▸ **The task**: For the data below, transcribe the part that opens with the line containing "Clone this chart in D3.js." and closes with the line containing "var plotL = 126, plotR", exactly and with no pictures.

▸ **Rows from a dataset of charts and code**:
[start]

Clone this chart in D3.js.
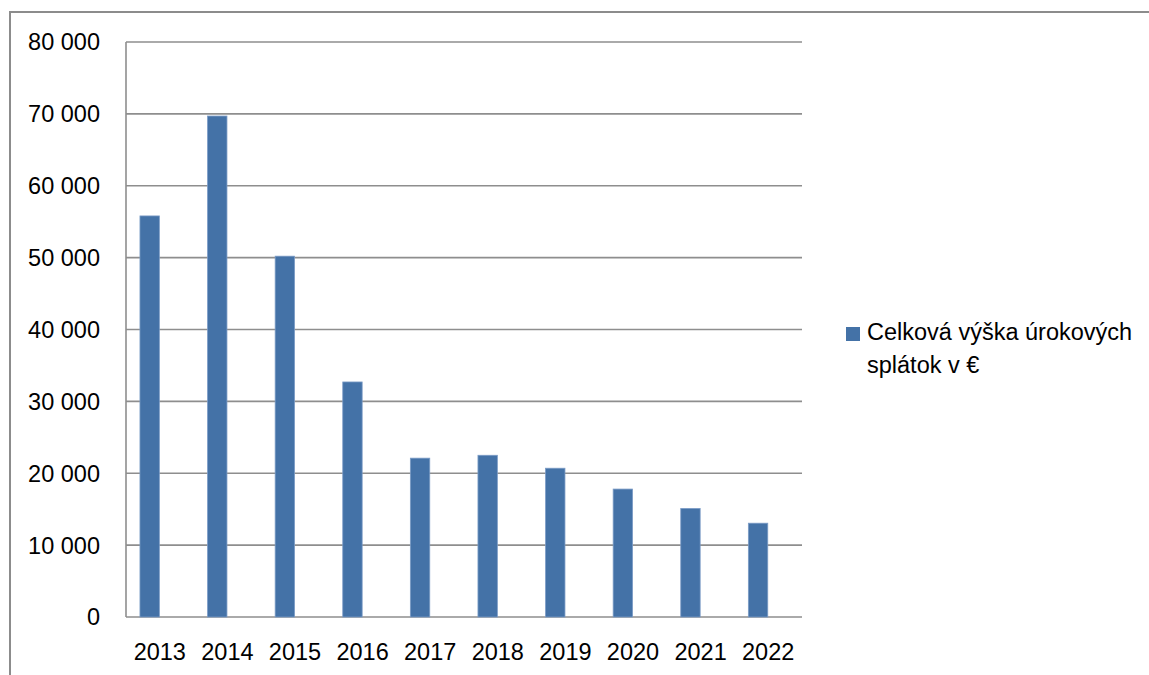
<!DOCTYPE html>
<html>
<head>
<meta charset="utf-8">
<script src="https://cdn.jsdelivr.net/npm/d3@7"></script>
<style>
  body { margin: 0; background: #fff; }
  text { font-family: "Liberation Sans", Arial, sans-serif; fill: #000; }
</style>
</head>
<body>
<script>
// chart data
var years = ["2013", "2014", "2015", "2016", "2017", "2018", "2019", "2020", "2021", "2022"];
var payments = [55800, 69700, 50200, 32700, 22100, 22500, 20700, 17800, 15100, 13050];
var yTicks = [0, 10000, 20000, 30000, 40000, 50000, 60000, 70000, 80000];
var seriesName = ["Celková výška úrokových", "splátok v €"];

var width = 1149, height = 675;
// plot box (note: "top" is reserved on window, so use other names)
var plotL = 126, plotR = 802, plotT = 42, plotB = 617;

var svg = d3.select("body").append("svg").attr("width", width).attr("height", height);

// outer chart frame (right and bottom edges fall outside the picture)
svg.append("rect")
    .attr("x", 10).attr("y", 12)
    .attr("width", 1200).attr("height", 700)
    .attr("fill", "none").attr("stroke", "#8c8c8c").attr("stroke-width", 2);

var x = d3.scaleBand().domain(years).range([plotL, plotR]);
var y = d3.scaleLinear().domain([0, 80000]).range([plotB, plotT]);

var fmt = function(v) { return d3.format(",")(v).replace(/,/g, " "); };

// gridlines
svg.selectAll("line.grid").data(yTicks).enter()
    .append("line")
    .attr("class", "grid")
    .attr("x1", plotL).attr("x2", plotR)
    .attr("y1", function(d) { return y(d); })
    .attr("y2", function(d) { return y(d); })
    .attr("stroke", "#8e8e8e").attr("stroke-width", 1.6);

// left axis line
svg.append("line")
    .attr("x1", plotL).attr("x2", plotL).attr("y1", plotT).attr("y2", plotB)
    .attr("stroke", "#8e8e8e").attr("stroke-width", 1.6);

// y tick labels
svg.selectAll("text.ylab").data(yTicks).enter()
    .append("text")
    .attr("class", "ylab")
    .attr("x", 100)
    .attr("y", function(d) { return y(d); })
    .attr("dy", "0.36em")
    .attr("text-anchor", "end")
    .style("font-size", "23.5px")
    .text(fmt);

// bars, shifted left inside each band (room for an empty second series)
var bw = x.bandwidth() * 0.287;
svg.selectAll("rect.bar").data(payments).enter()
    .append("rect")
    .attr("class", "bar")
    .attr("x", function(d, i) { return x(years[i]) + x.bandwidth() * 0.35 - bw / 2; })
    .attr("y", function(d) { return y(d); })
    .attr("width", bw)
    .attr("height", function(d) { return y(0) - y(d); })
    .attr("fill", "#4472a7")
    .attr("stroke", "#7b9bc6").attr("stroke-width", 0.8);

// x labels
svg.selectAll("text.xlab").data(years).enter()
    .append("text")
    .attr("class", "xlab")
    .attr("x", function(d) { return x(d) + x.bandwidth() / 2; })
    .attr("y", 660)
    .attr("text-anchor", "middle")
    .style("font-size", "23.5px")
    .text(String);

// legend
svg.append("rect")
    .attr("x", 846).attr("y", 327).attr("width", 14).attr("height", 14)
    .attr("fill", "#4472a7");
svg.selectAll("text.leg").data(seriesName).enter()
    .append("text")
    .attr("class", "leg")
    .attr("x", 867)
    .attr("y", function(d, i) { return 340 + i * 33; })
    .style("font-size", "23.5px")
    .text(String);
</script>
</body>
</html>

[end]
[start]

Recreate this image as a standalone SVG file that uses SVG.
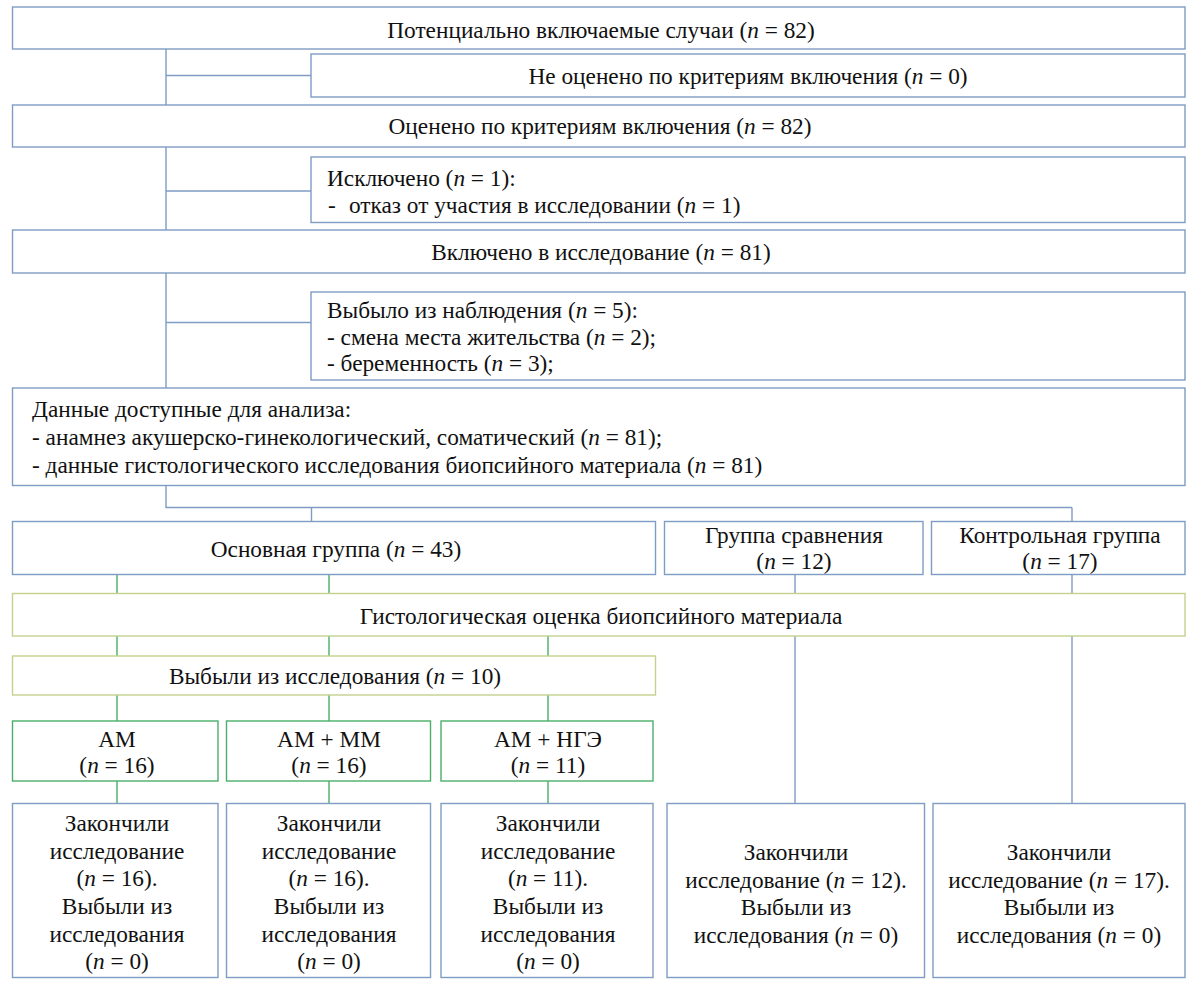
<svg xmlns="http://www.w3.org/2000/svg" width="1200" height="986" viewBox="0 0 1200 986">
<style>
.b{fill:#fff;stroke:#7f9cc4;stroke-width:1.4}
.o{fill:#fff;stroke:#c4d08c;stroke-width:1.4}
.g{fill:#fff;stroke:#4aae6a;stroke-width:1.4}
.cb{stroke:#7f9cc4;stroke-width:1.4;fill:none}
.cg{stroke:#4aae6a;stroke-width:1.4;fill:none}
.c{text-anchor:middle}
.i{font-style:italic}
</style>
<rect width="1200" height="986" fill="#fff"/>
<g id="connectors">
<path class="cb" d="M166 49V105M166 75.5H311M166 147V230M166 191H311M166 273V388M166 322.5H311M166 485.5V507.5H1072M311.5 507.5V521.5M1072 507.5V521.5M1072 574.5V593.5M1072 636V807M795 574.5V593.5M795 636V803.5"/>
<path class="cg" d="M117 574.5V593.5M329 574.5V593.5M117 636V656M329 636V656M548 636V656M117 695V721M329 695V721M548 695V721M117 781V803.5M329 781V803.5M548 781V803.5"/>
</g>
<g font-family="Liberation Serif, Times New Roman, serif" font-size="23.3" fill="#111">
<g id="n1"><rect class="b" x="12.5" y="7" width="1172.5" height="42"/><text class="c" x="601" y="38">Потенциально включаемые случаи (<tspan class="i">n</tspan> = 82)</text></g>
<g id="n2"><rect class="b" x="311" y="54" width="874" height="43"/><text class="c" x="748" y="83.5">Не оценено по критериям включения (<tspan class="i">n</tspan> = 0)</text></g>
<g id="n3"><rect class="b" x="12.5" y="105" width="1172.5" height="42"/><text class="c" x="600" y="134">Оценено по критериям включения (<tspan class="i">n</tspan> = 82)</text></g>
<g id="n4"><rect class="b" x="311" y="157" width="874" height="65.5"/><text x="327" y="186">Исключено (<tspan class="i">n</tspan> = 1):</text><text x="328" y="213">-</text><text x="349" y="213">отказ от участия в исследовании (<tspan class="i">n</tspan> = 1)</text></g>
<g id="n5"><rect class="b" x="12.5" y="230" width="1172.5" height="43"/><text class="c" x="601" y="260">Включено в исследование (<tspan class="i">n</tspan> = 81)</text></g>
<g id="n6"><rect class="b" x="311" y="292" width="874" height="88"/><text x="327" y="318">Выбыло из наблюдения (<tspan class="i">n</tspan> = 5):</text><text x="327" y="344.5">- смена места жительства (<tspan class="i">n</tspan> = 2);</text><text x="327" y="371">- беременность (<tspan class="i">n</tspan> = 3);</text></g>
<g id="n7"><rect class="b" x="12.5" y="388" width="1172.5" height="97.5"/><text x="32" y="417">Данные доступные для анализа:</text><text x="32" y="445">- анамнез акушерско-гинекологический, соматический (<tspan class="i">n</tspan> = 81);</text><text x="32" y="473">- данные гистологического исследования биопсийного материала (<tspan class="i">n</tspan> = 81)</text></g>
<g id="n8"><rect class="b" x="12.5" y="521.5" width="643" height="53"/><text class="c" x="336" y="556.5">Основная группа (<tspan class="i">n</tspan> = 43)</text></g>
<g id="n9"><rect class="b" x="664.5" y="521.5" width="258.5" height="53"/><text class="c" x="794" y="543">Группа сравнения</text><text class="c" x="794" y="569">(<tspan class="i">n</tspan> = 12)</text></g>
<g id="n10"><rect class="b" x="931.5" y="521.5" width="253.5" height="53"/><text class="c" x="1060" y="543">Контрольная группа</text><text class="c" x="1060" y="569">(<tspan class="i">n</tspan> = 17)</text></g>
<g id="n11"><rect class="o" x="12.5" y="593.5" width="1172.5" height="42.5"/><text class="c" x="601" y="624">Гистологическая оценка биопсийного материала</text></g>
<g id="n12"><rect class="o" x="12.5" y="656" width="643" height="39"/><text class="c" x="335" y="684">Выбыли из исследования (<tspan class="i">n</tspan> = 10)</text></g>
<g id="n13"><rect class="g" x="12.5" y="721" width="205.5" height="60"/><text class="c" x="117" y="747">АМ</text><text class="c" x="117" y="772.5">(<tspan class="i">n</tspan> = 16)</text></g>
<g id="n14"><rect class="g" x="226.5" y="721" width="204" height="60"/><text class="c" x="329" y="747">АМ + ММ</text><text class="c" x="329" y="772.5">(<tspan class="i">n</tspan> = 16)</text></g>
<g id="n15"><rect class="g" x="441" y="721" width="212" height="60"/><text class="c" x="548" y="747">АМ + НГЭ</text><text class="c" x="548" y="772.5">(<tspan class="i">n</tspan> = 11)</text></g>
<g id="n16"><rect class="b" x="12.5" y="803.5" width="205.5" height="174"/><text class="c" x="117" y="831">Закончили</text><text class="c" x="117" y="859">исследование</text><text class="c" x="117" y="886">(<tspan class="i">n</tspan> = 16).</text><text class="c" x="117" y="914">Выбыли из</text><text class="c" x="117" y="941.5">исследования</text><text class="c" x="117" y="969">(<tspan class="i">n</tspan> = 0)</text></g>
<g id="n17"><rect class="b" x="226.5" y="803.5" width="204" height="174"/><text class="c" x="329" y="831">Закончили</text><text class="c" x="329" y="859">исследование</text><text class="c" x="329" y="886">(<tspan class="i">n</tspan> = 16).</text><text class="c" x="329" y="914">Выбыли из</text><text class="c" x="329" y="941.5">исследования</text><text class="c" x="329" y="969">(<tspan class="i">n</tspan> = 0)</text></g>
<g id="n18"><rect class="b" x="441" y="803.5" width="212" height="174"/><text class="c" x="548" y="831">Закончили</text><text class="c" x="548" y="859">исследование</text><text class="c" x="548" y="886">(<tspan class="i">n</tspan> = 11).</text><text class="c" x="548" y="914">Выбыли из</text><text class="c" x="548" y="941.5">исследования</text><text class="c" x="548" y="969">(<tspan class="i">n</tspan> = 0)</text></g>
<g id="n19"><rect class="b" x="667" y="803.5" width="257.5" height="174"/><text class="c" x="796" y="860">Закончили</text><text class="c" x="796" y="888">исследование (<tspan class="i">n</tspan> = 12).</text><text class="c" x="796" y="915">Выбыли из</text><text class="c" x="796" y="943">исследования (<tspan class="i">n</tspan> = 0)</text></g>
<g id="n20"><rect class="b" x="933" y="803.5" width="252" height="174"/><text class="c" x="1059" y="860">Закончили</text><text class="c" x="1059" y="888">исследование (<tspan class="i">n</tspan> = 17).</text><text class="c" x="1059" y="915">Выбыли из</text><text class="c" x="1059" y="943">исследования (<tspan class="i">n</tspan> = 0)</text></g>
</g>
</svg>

[end]

▸ **Written reply**:
Clone this chart in D3.js.
<!DOCTYPE html>
<html>
<head>
<meta charset="utf-8">
<script src="https://cdn.jsdelivr.net/npm/d3@7"></script>
<style>
  body { margin: 0; background: #fff; }
  text { font-family: "Liberation Sans", Arial, sans-serif; fill: #000; }
</style>
</head>
<body>
<script>
// chart data
var years = ["2013", "2014", "2015", "2016", "2017", "2018", "2019", "2020", "2021", "2022"];
var payments = [55800, 69700, 50200, 32700, 22100, 22500, 20700, 17800, 15100, 13050];
var yTicks = [0, 10000, 20000, 30000, 40000, 50000, 60000, 70000, 80000];
var seriesName = ["Celková výška úrokových", "splátok v €"];

var width = 1149, height = 675;
// plot box (note: "top" is reserved on window, so use other names)
var plotL = 126, plotR = 802, plotT = 42, plotB = 617;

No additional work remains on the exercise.